Given request: Leave out the pictures, and write out exactly the lines from the beginning of the material to the line holding "Chart.register(...registerables);", that line included, and nothing else.
──────────
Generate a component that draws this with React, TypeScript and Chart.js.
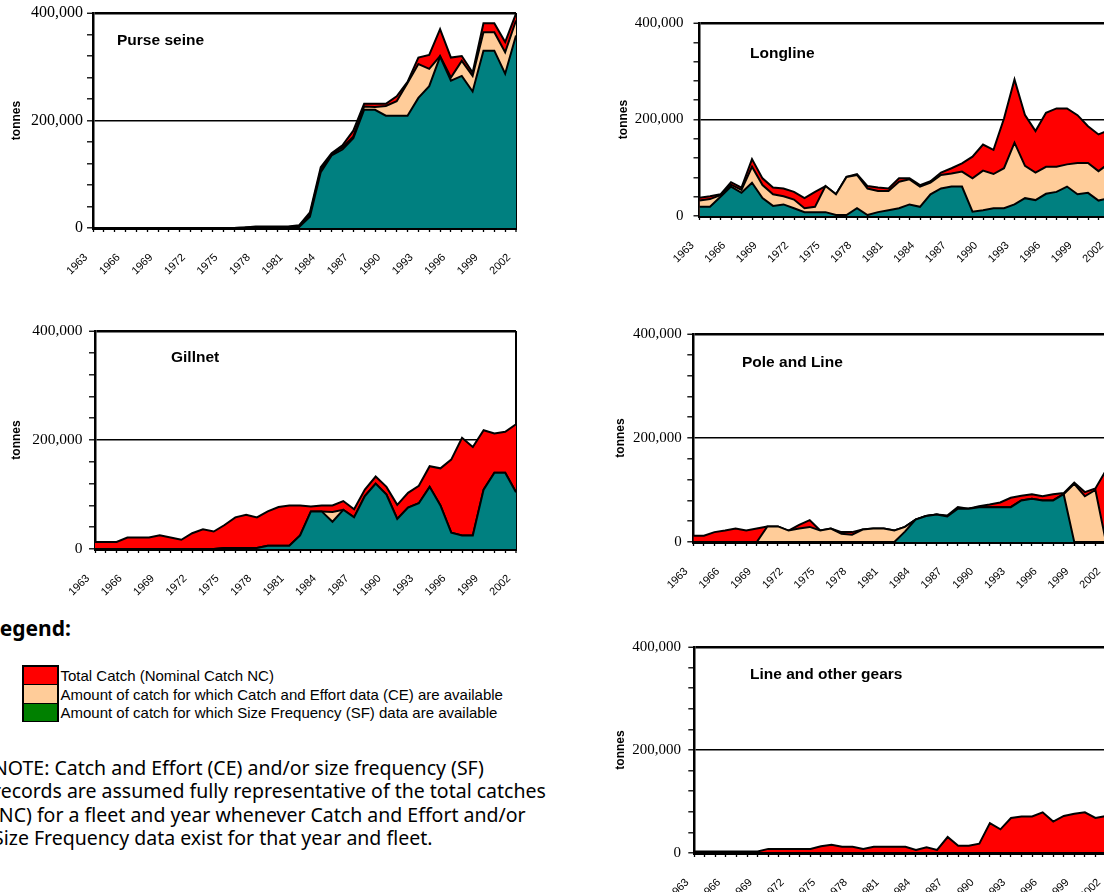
import React, { useEffect, useRef } from 'react';
import { Chart, registerables } from 'chart.js';

Chart.register(...registerables);

// ---------- categories ----------
const YEARS = [
  '1963', '1964', '1965', '1966', '1967', '1968', '1969', '1970', '1971', '1972',
  '1973', '1974', '1975', '1976', '1977', '1978', '1979', '1980', '1981', '1982',
  '1983', '1984', '1985', '1986', '1987', '1988', '1989', '1990', '1991', '1992',
  '1993', '1994', '1995', '1996', '1997', '1998', '1999', '2000', '2001', '2002',
];

// ---------- y axis ----------
const Y_MAX = 400000;
const Y_STEP = 40000;
const Y_LABELLED = [0, 200000, 400000];
const X_LABEL_EVERY = 3;

// ---------- series (tonnes) ----------
// Purse seine
const PURSE_NC = [0, 0, 0, 0, 0, 0, 0, 0, 0, 0, 0, 0, 0, 0, 1000, 3000, 3000, 3000, 3000, 5000,
  29000, 113000, 139000, 154000, 181000, 231000, 231000, 231000, 245000, 272000,
  317000, 322000, 370000, 317000, 320000, 289000, 381000, 381000, 346000, 399000];
const PURSE_CE = [0, 0, 0, 0, 0, 0, 0, 0, 0, 0, 0, 0, 0, 0, 1000, 2000, 2000, 2000, 2000, 4000,
  25000, 108000, 137000, 150000, 170000, 226000, 225000, 227000, 236000, 270000,
  305000, 296000, 320000, 280000, 311000, 283000, 364000, 364000, 327000, 386000];
const PURSE_SF = [0, 0, 0, 0, 0, 0, 0, 0, 0, 0, 0, 0, 0, 0, 0, 0, 0, 0, 0, 2000,
  21000, 104000, 135000, 146000, 167000, 220000, 220000, 209000, 209000, 209000,
  242000, 264000, 319000, 274000, 283000, 254000, 330000, 330000, 287000, 358000];

// Longline
const LONG_NC = [38000, 41000, 45000, 70000, 59000, 118000, 78000, 59000, 57000, 50000,
  37000, 50000, 62000, 45000, 81000, 87000, 62000, 59000, 57000, 78000,
  78000, 64000, 72000, 90000, 99000, 109000, 123000, 148000, 137000, 202000,
  283000, 209000, 176000, 214000, 223000, 223000, 209000, 186000, 169000, 178000];
const LONG_CE = [32000, 35000, 43000, 65000, 54000, 102000, 64000, 45000, 41000, 34000,
  16000, 19000, 62000, 45000, 81000, 85000, 57000, 52000, 52000, 71000,
  76000, 61000, 69000, 85000, 88000, 92000, 78000, 94000, 87000, 99000,
  152000, 104000, 90000, 102000, 102000, 107000, 110000, 110000, 93000, 109000];
const LONG_SF = [19000, 19000, 40000, 61000, 48000, 69000, 37000, 21000, 24000, 16000,
  8000, 8000, 8000, 2000, 2000, 16000, 2000, 8000, 12000, 16000,
  24000, 19000, 45000, 57000, 61000, 61000, 9000, 12000, 16000, 16000,
  24000, 37000, 33000, 46000, 50000, 61000, 45000, 48000, 32000, 37000];

// Gillnet
const GILL_NC = [13000, 13000, 13000, 21000, 21000, 21000, 25000, 21000, 17000, 29000,
  36000, 32000, 44000, 58000, 63000, 58000, 69000, 77000, 80000, 80000,
  78000, 80000, 80000, 88000, 73000, 109000, 133000, 114000, 81000, 103000,
  116000, 152000, 148000, 164000, 204000, 187000, 218000, 212000, 215000, 229000];
const GILL_CE = [0, 0, 0, 0, 0, 0, 0, 0, 0, 0,
  0, 0, 2000, 2000, 2000, 2000, 6000, 6000, 6000, 25000,
  69000, 69000, 68000, 72000, 58000, 97000, 120000, 100000, 55000, 76000,
  84000, 114000, 80000, 30000, 25000, 25000, 109000, 140000, 140000, 104000];
const GILL_SF = [0, 0, 0, 0, 0, 0, 0, 0, 0, 0,
  0, 0, 2000, 2000, 2000, 2000, 6000, 6000, 6000, 25000,
  69000, 69000, 50000, 72000, 58000, 97000, 120000, 100000, 55000, 76000,
  84000, 114000, 80000, 30000, 25000, 25000, 109000, 140000, 140000, 104000];

// Pole and Line
const POLE_NC = [12000, 12000, 19000, 22000, 26000, 22000, 26000, 30000, 30000, 22000,
  33000, 42000, 22000, 26000, 19000, 19000, 24000, 26000, 26000, 22000,
  29000, 43000, 50000, 53000, 51000, 67000, 64000, 69000, 72000, 76000,
  85000, 89000, 92000, 88000, 92000, 94000, 114000, 96000, 103000, 138000];
const POLE_CE = [0, 0, 0, 0, 0, 0, 0, 30000, 30000, 22000,
  26000, 29000, 22000, 26000, 16000, 14000, 24000, 26000, 26000, 22000,
  29000, 43000, 50000, 53000, 49000, 64000, 64000, 67000, 67000, 67000,
  67000, 80000, 83000, 80000, 80000, 92000, 112000, 88000, 100000, 0];
const POLE_SF = [0, 0, 0, 0, 0, 0, 0, 0, 0, 0,
  0, 0, 0, 0, 0, 0, 0, 0, 0, 0,
  20000, 43000, 50000, 53000, 49000, 64000, 64000, 67000, 67000, 67000,
  67000, 80000, 83000, 80000, 80000, 92000, 0, 0, 0, 0];

// Line and other gears
const LINE_NC = [3000, 3000, 3000, 3000, 3000, 3000, 3000, 8000, 8000, 8000,
  8000, 8000, 13000, 16000, 12000, 12000, 8000, 12000, 12000, 12000,
  12000, 6000, 11000, 6000, 31000, 14000, 14000, 18000, 58000, 46000,
  68000, 71000, 71000, 79000, 61000, 72000, 76000, 79000, 68000, 72000];
const LINE_CE = [0, 0, 0, 0, 0, 0, 0, 0, 0, 0, 0, 0, 0, 0, 0, 0, 0, 0, 0, 0,
  0, 0, 0, 0, 0, 0, 0, 0, 0, 0, 0, 0, 0, 0, 0, 0, 0, 0, 0, 0];
const LINE_SF = [0, 0, 0, 0, 0, 0, 0, 0, 0, 0, 0, 0, 0, 0, 0, 0, 0, 0, 0, 0,
  0, 0, 0, 0, 0, 0, 0, 0, 0, 0, 0, 0, 0, 0, 0, 0, 0, 0, 0, 0];

// ---------- styles ----------
const NC_COLOR = '#FF0000';
const CE_COLOR = '#FFCC99';
const SF_COLOR = '#008080';
const SF_LEGEND_COLOR = '#008000';

const LEGEND_ITEMS = [
  'Total Catch (Nominal Catch NC)',
  'Amount of catch for which Catch and Effort data (CE) are available',
  'Amount of catch for which Size Frequency (SF) data are available',
];
const NOTE_LINES = [
  'NOTE: Catch and Effort (CE) and/or size frequency (SF)',
  'records are assumed fully representative of the total catches',
  '(NC) for a fleet and year whenever Catch and Effort and/or',
  'Size Frequency data exist for that year and fleet.',
];

// ---------- panel layout (positions in page pixels) ----------
const X_AXIS_H = 55;
const PAD_RIGHT = 32;
const PAD_TOP = 30;

type Panel = {
  title: string;
  nc: number[]; ce: number[]; sf: number[];
  left: number;
  plotLeft: number; plotTop: number; plotRight: number; plotBottom: number;
  tickPad: number; yFont: number; titleX: number; titleY: number;
};

const PANELS: Panel[] = [
  { title: 'Purse seine', nc: PURSE_NC, ce: PURSE_CE, sf: PURSE_SF,
    left: 7, plotLeft: 93, plotTop: 13, plotRight: 516, plotBottom: 228,
    tickPad: 4, yFont: 16, titleX: 117, titleY: 40.6 },
  { title: 'Gillnet', nc: GILL_NC, ce: GILL_CE, sf: GILL_SF,
    left: 7, plotLeft: 95, plotTop: 331, plotRight: 516, plotBottom: 548.5,
    tickPad: 6.5, yFont: 15.5, titleX: 171, titleY: 357.3 },
  { title: 'Longline', nc: LONG_NC, ce: LONG_CE, sf: LONG_SF,
    left: 614, plotLeft: 699.5, plotTop: 22.7, plotRight: 1109, plotBottom: 216,
    tickPad: 10, yFont: 15, titleX: 750, titleY: 53.3 },
  { title: 'Pole and Line', nc: POLE_NC, ce: POLE_CE, sf: POLE_SF,
    left: 611, plotLeft: 693.3, plotTop: 334, plotRight: 1106, plotBottom: 541.7,
    tickPad: 5.6, yFont: 15, titleX: 742, titleY: 362.7 },
  { title: 'Line and other gears', nc: LINE_NC, ce: LINE_CE, sf: LINE_SF,
    left: 611, plotLeft: 694.3, plotTop: 647.3, plotRight: 1106, plotBottom: 853.3,
    tickPad: 7.3, yFont: 15, titleX: 750, titleY: 675 },
];

const panelTitle = {
  id: 'panelTitle',
  afterDraw(chart: any, _args: any, opts: any) {
    const { ctx, chartArea } = chart;
    ctx.save();
    ctx.font = 'bold 15.5px "Liberation Sans", Arial, sans-serif';
    ctx.fillStyle = '#000';
    ctx.textAlign = 'left';
    ctx.textBaseline = 'middle';
    ctx.fillText(opts.text, chartArea.left + opts.dx, chartArea.top + opts.dy);
    ctx.restore();
  },
};

function canvasBox(p: Panel) {
  const top = p.plotTop - PAD_TOP;
  return {
    top,
    w: Math.round(p.plotRight - p.left + PAD_RIGHT),
    h: Math.round(p.plotBottom - top + X_AXIS_H),
  };
}

function makeConfig(p: Panel): any {
  const last = YEARS.length - 1;
  const area = (label: string, data: number[], color: string) => ({
    label, data,
    backgroundColor: color,
    borderColor: '#000',
    borderWidth: 2,
    fill: 'origin',
    pointRadius: 0,
    pointHoverRadius: 0,
    tension: 0,
  });
  return {
    type: 'line',
    data: {
      labels: YEARS,
      datasets: [
        area('Size Frequency (SF)', p.sf, SF_COLOR),
        area('Catch and Effort (CE)', p.ce, CE_COLOR),
        area('Total Catch (NC)', p.nc, NC_COLOR),
      ],
    },
    options: {
      animation: false,
      responsive: false,
      events: [],
      layout: { padding: { top: PAD_TOP, right: PAD_RIGHT, bottom: 0, left: 0 } },
      plugins: {
        legend: { display: false },
        tooltip: { enabled: false },
        title: { display: false },
        panelTitle: { text: p.title, dx: p.titleX - p.plotLeft, dy: p.titleY - p.plotTop },
      },
      scales: {
        x: {
          type: 'category',
          offset: false,
          afterFit: (s: any) => { s.height = X_AXIS_H; },
          border: { display: true, color: '#000', width: 3 },
          grid: {
            drawOnChartArea: true,
            drawTicks: true,
            tickLength: 4,
            tickColor: '#000',
            tickWidth: 1.3,
            color: (c: any) => (c.index === last ? '#000' : 'rgba(0,0,0,0)'),
            lineWidth: (c: any) => (c.index === last ? 2 : 1),
          },
          ticks: {
            autoSkip: false,
            maxRotation: 45,
            minRotation: 45,
            padding: 19,
            labelOffset: -7,
            color: '#000',
            font: { family: '"Liberation Sans", Arial, sans-serif', size: 11 },
            callback: (_v: any, i: number) => (i % X_LABEL_EVERY === 0 ? YEARS[i] : ''),
          },
        },
        y: {
          type: 'linear',
          min: 0,
          max: Y_MAX,
          afterFit: (s: any) => { s.width = p.plotLeft - p.left; },
          border: { display: true, color: '#000', width: 2.5 },
          grid: {
            drawOnChartArea: true,
            drawTicks: true,
            tickLength: 6,
            tickColor: '#000',
            tickWidth: 1.3,
            color: (c: any) => (c.tick && (c.tick.value === 200000 || c.tick.value === Y_MAX) ? '#000' : 'rgba(0,0,0,0)'),
            lineWidth: (c: any) => (c.tick && c.tick.value === Y_MAX ? 2.5 : 1.6),
          },
          ticks: {
            stepSize: Y_STEP,
            autoSkip: false,
            padding: p.tickPad,
            color: '#000',
            font: { family: '"Liberation Serif", "Times New Roman", serif', size: p.yFont },
            callback: (v: any) => (Y_LABELLED.includes(Number(v)) ? Number(v).toLocaleString('en-US') : ''),
          },
          title: {
            display: true,
            text: 'tonnes',
            color: '#000',
            font: { family: '"Liberation Sans", Arial, sans-serif', size: 12, weight: 'bold' },
            padding: { top: 2, bottom: 0 },
          },
        },
      },
    },
    plugins: [panelTitle],
  };
}

function ChartPanel({ p }: { p: Panel }) {
  const ref = useRef<HTMLCanvasElement | null>(null);
  useEffect(() => {
    if (!ref.current) return;
    const chart = new Chart(ref.current, makeConfig(p));
    return () => chart.destroy();
  }, [p]);
  const { top, w, h } = canvasBox(p);
  return (
    <canvas
      ref={ref}
      width={w}
      height={h}
      style={{ position: 'absolute', left: p.left, top, width: w, height: h }}
    />
  );
}

export default function App() {
  const legendColors = [NC_COLOR, CE_COLOR, SF_LEGEND_COLOR];
  return (
    <div
      style={{
        position: 'absolute', left: 0, top: 0, width: 1104, height: 892,
        overflow: 'hidden', background: '#fff',
      }}
    >
      {PANELS.map((p) => <ChartPanel key={p.title} p={p} />)}

      <div
        style={{
          position: 'absolute', left: -12, top: 616, whiteSpace: 'nowrap',
          font: 'bold 21px "Noto Sans", sans-serif', lineHeight: '25.2px', color: '#000',
        }}
      >
        Legend:
      </div>

      <div
        style={{
          position: 'absolute', left: 22, top: 665, width: 33,
          borderLeft: '2.5px solid #000', borderRight: '2.5px solid #000',
        }}
      >
        {legendColors.map((c, i) => (
          <div
            key={i}
            style={{
              height: i === 1 ? 18 : 17,
              background: c,
              borderTop: i === 0 ? '2px solid #000' : '1px solid #000',
              borderBottom: i === 2 ? '1px solid #000' : 'none',
            }}
          />
        ))}
      </div>

      <div
        style={{
          position: 'absolute', left: 60.5, top: 667, whiteSpace: 'nowrap',
          font: '15px "Liberation Sans", Arial, sans-serif', lineHeight: '18.7px', color: '#000',
        }}
      >
        {LEGEND_ITEMS.map((t) => <div key={t}>{t}</div>)}
      </div>

      <div
        style={{
          position: 'absolute', left: -7, top: 756, whiteSpace: 'nowrap',
          font: '19.5px "Noto Sans", sans-serif', lineHeight: '23.3px', color: '#000',
        }}
      >
        {NOTE_LINES.map((t) => <div key={t}>{t}</div>)}
      </div>
    </div>
  );
}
──────────
Solved exercise:
Generate a component that draws this with React, TypeScript and Chart.js.
import React, { useEffect, useRef } from 'react';
import { Chart, registerables } from 'chart.js';

Chart.register(...registerables);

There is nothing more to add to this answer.